Almost exactly a year ago, my ribs began subluxating with a frequency that kept me from doing just about anything I wanted or needed to. Then my ankles and knees started going out from under me. I stopped being able to walk, do yoga, swim, write, type, sit, stand, lie down for any amount of time without pain. My migraines came back, my digestion stopped working right.

It began to seem that everything I did only led me further down a path toward immobility.

Everything here’s about to break / I’m one inch from more than I can take.

Coming to terms with chronic illness is exhausting and maddening. Quite literally maddening; not infrequently, I have feared for my sanity. During a year when I have needed my strength and capacity more than any I can remember in adulthood, I have had diminishing control and function.

Who am I if everything I was and did is stripped away by this illness? What am I if not this illness?

It’s beautiful and sad but it’s all that I have.

Radical social projects call us to move beyond that which we can imagine, imagination being limited in some fundamental way by experience and prior narrative. Our fantasies reflect the bounds of our reality and what we desperately require is a future truly unimaginable. What we need is to push ourselves to the bounds of what has been possible and step past into the unseen.
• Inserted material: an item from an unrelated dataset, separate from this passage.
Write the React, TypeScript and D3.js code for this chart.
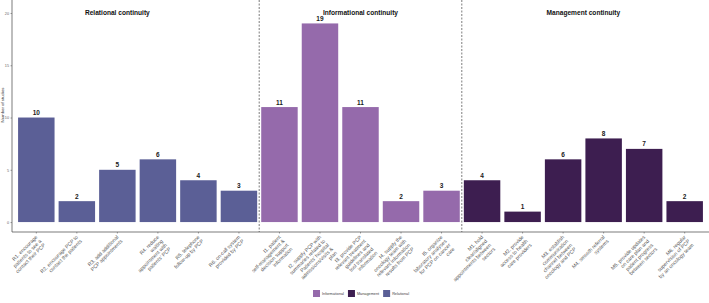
import React, { FC, useEffect, useRef } from "react"
import { select, scaleBand, scaleLinear, axisLeft, axisBottom } from "d3"

// data
const codes = [
  "R1", "R2", "R3", "R4", "R5", "R6",
  "I1", "I2", "I3", "I4", "I5",
  "M1", "M2", "M3", "M4", "M5", "M6",
]
const studies = [10, 2, 5, 6, 4, 3, 11, 19, 11, 2, 3, 4, 1, 6, 8, 7, 2]
const groups = [
  "Relational", "Relational", "Relational", "Relational", "Relational", "Relational",
  "Informational", "Informational", "Informational", "Informational", "Informational",
  "Management", "Management", "Management", "Management", "Management", "Management",
]
const labels = [
  ["R1. encourage", "patients to see a", "contact their PCP"],
  ["R2. encourage PCP to", "contact the patients"],
  ["R3. add additional", "PCP appointments"],
  ["R4. reduce", "waiting", "appointment with", "patients' PCP"],
  ["R5. telephone", "follow-up by PCP"],
  ["R6. on-call system", "provided by PCP"],
  ["I1. patient", "self-management &", "decision support", "information"],
  ["I2. supply PCP with", "summaries related to", "Patients' hospital", "admissions/visits &", "plan"],
  ["I3. provide PCP", "relevant treatment", "guidelines and", "tool translated", "information"],
  ["I4. supply the", "oncology team with", "relevant information", "results from PCP"],
  ["I5. organize", "laboratory analyses", "for PCP on cancer", "care"],
  ["M1. hold", "clear/aligned", "appointments between", "sectors"],
  ["M2. provide", "access to health", "care providers"],
  ["M3. establish", "communication", "channel between", "oncology and PCP"],
  ["M4. smooth referral", "systems"],
  ["M5. provide updates", "on care plan and", "patient progress", "between sectors"],
  ["M6. regular", "supervision of PCP", "by an oncology team"],
]
const yTicks = [0, 5, 10, 15, 20]
const sectionTitles = ["Relational continuity", "Informational continuity", "Management continuity"]
const sectionAt = ["R3", "I3", "M3"]
const sectionShift = [0, 0, 0.5] // in bands
const dividersAfter = ["R6", "I5"]
const legendKeys = ["Informational", "Management", "Relational"]

const colors: Record<string, string> = {
  Relational: "#5b5f96",
  Informational: "#956aab",
  Management: "#3d1e50",
}

const App: FC = () => {
  const ref = useRef<SVGSVGElement>(null)

  useEffect(() => {
    if (!ref.current) return
    const width = 709
    const height = 303
    const panel = { left: 12, right: 709, top: 0, bottom: 232 }

    const svg = select(ref.current)
    svg.selectAll("*").remove()
    svg.attr("width", width).attr("height", height)

    const x = scaleBand<string>()
      .domain(codes)
      .range([panel.left, panel.right])
      .paddingInner(0.1)
      .paddingOuter(0.15)
    const y = scaleLinear().domain([-0.95, 19.95]).range([232, 13.5])
    const step = x.step()
    const center = (c: string) => (x(c) ?? 0) + x.bandwidth() / 2

    // bars
    svg
      .append("g")
      .selectAll("rect")
      .data(codes)
      .join("rect")
      .attr("x", (d) => x(d) ?? 0)
      .attr("width", x.bandwidth())
      .attr("y", (_, i) => y(studies[i]))
      .attr("height", (_, i) => y(0) - y(studies[i]))
      .attr("fill", (_, i) => colors[groups[i]])

    // value labels
    svg
      .append("g")
      .selectAll("text")
      .data(codes)
      .join("text")
      .attr("x", (d) => center(d))
      .attr("y", (_, i) => y(studies[i]) - 2.5)
      .attr("text-anchor", "middle")
      .style("font-family", "Liberation Sans, Arial, sans-serif")
      .style("font-weight", "bold")
      .style("font-size", "6.5px")
      .style("fill", "#1a1a1a")
      .text((_, i) => String(studies[i]))

    // dividers
    dividersAfter.forEach((c) => {
      const xv = (x(c) ?? 0) + x.bandwidth() + (step - x.bandwidth()) / 2
      svg
        .append("line")
        .attr("x1", xv)
        .attr("x2", xv)
        .attr("y1", panel.top)
        .attr("y2", panel.bottom)
        .attr("stroke", "#444")
        .attr("stroke-width", 0.7)
        .attr("stroke-dasharray", "2,1.5")
    })

    // section titles
    sectionTitles.forEach((t, i) => {
      svg
        .append("text")
        .attr("x", center(sectionAt[i]) + sectionShift[i] * step)
        .attr("y", y(20))
        .attr("dy", "0.35em")
        .attr("text-anchor", "middle")
        .style("font-family", "Liberation Sans, Arial, sans-serif")
        .style("font-weight", "bold")
        .style("font-size", "6.6px")
        .style("fill", "#111")
        .text(t)
    })

    // y axis
    const yAxis = svg
      .append("g")
      .attr("transform", `translate(${panel.left},0)`)
      .call(axisLeft(y).tickValues(yTicks).tickSize(1.5).tickPadding(1.5))
    yAxis.select(".domain").attr("d", `M0,${panel.top}V${panel.bottom}`).attr("stroke", "#444").attr("stroke-width", 0.7)
    yAxis.selectAll(".tick line").attr("stroke", "#444").attr("stroke-width", 0.5)
    yAxis
      .selectAll(".tick text")
      .style("font-family", "Liberation Sans, Arial, sans-serif")
      .style("font-size", "3.8px")
      .style("fill", "#666")

    svg
      .append("text")
      .attr("transform", `translate(4,105) rotate(-90)`)
      .attr("text-anchor", "middle")
      .style("font-family", "Liberation Sans, Arial, sans-serif")
      .style("font-size", "4.3px")
      .style("fill", "#333")
      .text("Number of studies")

    // x axis
    const xAxis = svg
      .append("g")
      .attr("transform", `translate(0,${panel.bottom})`)
      .call(axisBottom(x).tickSize(1.5).tickFormat(() => ""))
    xAxis.select(".domain").attr("d", `M${panel.left},0H${panel.right}`).attr("stroke", "#444").attr("stroke-width", 0.7)
    xAxis.selectAll(".tick line").attr("stroke", "#444").attr("stroke-width", 0.5)

    const lh = 5.6
    svg
      .append("g")
      .selectAll("text")
      .data(codes)
      .join("text")
      .attr("transform", (d) => `translate(${center(d) + 1.5},${panel.bottom + 5.5}) rotate(-45)`)
      .attr("text-anchor", "end")
      .style("font-family", "Liberation Sans, Arial, sans-serif")
      .style("font-size", "5.1px")
      .style("fill", "#555")
      .each(function (_, i) {
        const t = select(this)
        labels[i].forEach((line, j) => {
          t.append("tspan")
            .attr("x", 0)
            .attr("y", j * lh)
            .text(line)
        })
      })

    // legend
    const lg = svg.append("g").attr("transform", "translate(313,290)")
    let off = 0
    legendKeys.forEach((k) => {
      lg.append("rect")
        .attr("x", off)
        .attr("y", 0)
        .attr("width", 7)
        .attr("height", 7)
        .attr("fill", colors[k])
      const txt = lg
        .append("text")
        .attr("x", off + 9)
        .attr("y", 3.5)
        .attr("dy", "0.35em")
        .style("font-family", "Liberation Sans, Arial, sans-serif")
        .style("font-size", "3.8px")
        .style("fill", "#444")
        .text(k)
      const w = (txt.node() as SVGTextElement).getComputedTextLength()
      off += 9 + w + 4
    })
  }, [])

  return (
    <svg
      ref={ref}
      width={709}
      height={303}
      style={{ position: "absolute", left: 0, top: 0, background: "#fff" }}
    />
  )
}

export default App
There is no path to where we are going, no backward return. Just the outer bounds of what we have known, and then something more.

Further north.

I Am Woman

As a child, “I Am Woman” was my anthem. My mother loved Helen Reddy and as soon as I was old enough to be allowed to work the turntable myself I played her album constantly.

Over the 42 years I’ve been hearing and singing this song, never have I felt it to be more celebratory than defiant until today. Tarana Burke* is on the cover of Time along with other women who have been speaking up for years about sexual violence. Across industries, classes, races, and ages, sexual violence is a scourge on our lives.

This year, we heard them. This year, we joined them. This year we said, “Yes, you’re next.”

We’re not novices any longer.

*Tarana Burke’s work is on the cover of Time, as she herself should have been.